Simple check: Watch your head level. If it bounces a lot, you’re wasting energy.

Common Mistakes

Rushing late in the pattern

People often speed up when tired. This hides problems for a moment, then everything unravels.

Over-rotating

When rotation becomes common, students often turn too far or too fast. Control matters more than drama.

“All-out” power on every move

Max effort on every technique is not sustainable. Yul-Gok is a pattern where pacing and efficiency matter.

What Yul-Gok Does Not Teach

  • Opponent-driven timing
  • Deception and feints
  • Adaptive sparring footwork

Those belong to sparring practice and later curriculum demands. Yul-Gok is about stable mechanics under load.

Learning the Pattern

This article explains what Yul-Gok trains and why it sits where it does in the system. For official technical instruction on how to perform the pattern, refer to the ITF Taekwon-Do Encyclopedia.

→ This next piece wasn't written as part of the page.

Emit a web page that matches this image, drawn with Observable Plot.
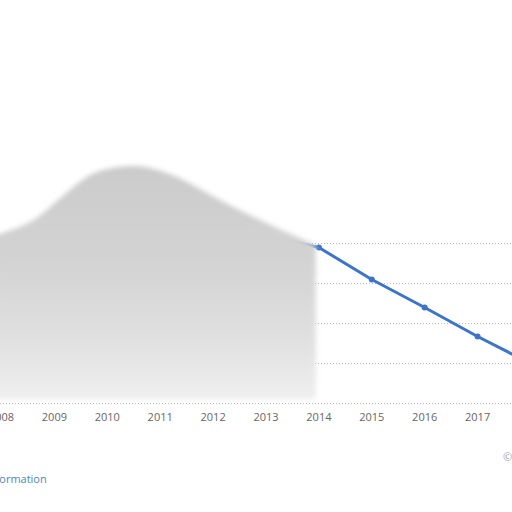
<!DOCTYPE html>
<html>
<head>
<meta charset="utf-8">
<script src="https://cdn.jsdelivr.net/npm/d3@7"></script>
<script src="https://cdn.jsdelivr.net/npm/@observablehq/plot@0.6"></script>
<style>
  html, body { margin: 0; padding: 0; background: #fff; width: 512px; height: 512px; overflow: hidden; position: relative; font-family: "Open Sans", sans-serif; }
  #chart { position: absolute; left: 0; top: 0; }
  .note { position: absolute; font-family: "Open Sans", sans-serif; font-size: 11px; white-space: nowrap; }
</style>
</head>
<body>
<div id="chart"></div>
<div class="note" style="left:-44px; top:471px; color:#4f86b5;">More information</div>
<div class="note" style="left:503px; top:449px; color:#9aa3ad;">© Statista</div>
<script>
// Years on the x axis and the series values (hidden years estimated)
const years  = [2008, 2009, 2010, 2011, 2012, 2013, 2014, 2015, 2016, 2017, 2018];
const values = [76, 90, 104, 102, 92, 84, 78, 62, 48, 33.5, 20];
// Grey obscuring blob over the left part of the chart (top edge profile)
const maskX   = [2007.9, 2008.5, 2008.83, 2009.4, 2009.78, 2010.44, 2010.8, 2011.38, 2011.95, 2012.5, 2013.1, 2013.65, 2013.95];
const maskTop = [84, 89, 95.5, 109, 116.5, 119, 118, 113, 104, 96.5, 89, 82.5, 79];
const gridTicks = [0, 20, 40, 60, 80];

const data = years.map((y, i) => ({year: y, value: values[i]}));
const mask = maskX.map((x, i) => ({x, top: maskTop[i]}));

const plot = Plot.plot({
  width: 512,
  height: 430,
  marginLeft: 0,
  marginRight: 0,
  marginTop: 0,
  marginBottom: 27,
  style: {fontFamily: "Open Sans, sans-serif", fontSize: "11px", color: "#666", background: "transparent"},
  x: {domain: [2007.981, 2017.66], axis: null},
  y: {domain: [0, 201.5], axis: null},
  marks: [
    Plot.gridY(gridTicks, {stroke: "#bbb", strokeOpacity: 1, strokeDasharray: "1,2"}),
    Plot.line(data, {x: "year", y: "value", stroke: "#3c74c8", strokeWidth: 3, clip: true}),
    Plot.dot(data, {x: "year", y: "value", r: 3, fill: "#3c74c8", clip: true}),
    Plot.areaY(mask, {x: "x", y1: 2, y2: "top", fill: "url(#blobGrad)", curve: "basis", filter: null, className: "blob"}),
    Plot.axisX(years, {tickSize: 0, tickPadding: 10, tickFormat: d => String(d), fill: "#666", fontSize: 11})
  ]
});

const ns = "http://www.w3.org/2000/svg";
const defs = document.createElementNS(ns, "defs");
defs.innerHTML = `<linearGradient id="blobGrad" x1="0" y1="0" x2="0" y2="1">
  <stop offset="0" stop-color="#cbcbcb"/>
  <stop offset="0.45" stop-color="#d4d4d4"/>
  <stop offset="0.8" stop-color="#e3e3e3"/>
  <stop offset="1" stop-color="#efefef"/>
</linearGradient>
<filter id="soft" x="-10%" y="-10%" width="120%" height="120%"><feGaussianBlur stdDeviation="2.5"/></filter>`;
plot.insertBefore(defs, plot.firstChild);
plot.querySelectorAll("g.blob path").forEach(p => p.setAttribute("filter", "url(#soft)"));
document.getElementById("chart").appendChild(plot);
</script>
</body>
</html>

View Yul-Gok in the ITF Taekwon-Do Encyclopedia →

(Replace with the official encyclopedia reference.)

Drills to Practice

Segment Repeats

Pick one longer section and repeat it 3–5 times with clean breathing. Then perform the full pattern. Notice what improves and what still breaks down.

Quiet Head Drill

Perform at half speed and keep your head level. If the head bounces, you are likely wasting energy in transitions.

Pacing Pass

Perform the pattern at an even pace (no bursts). The goal is consistency, not intensity.

Instructor note: Don’t fix fatigue by “trying harder.” Fix it by removing extra motion.

Summary

Yul-Gok is where length and repetition start acting like pressure. Rotation becomes routine, and efficiency matters. If your fundamentals are solid, Yul-Gok feels controlled. If they’re not, it exposes slow collapse.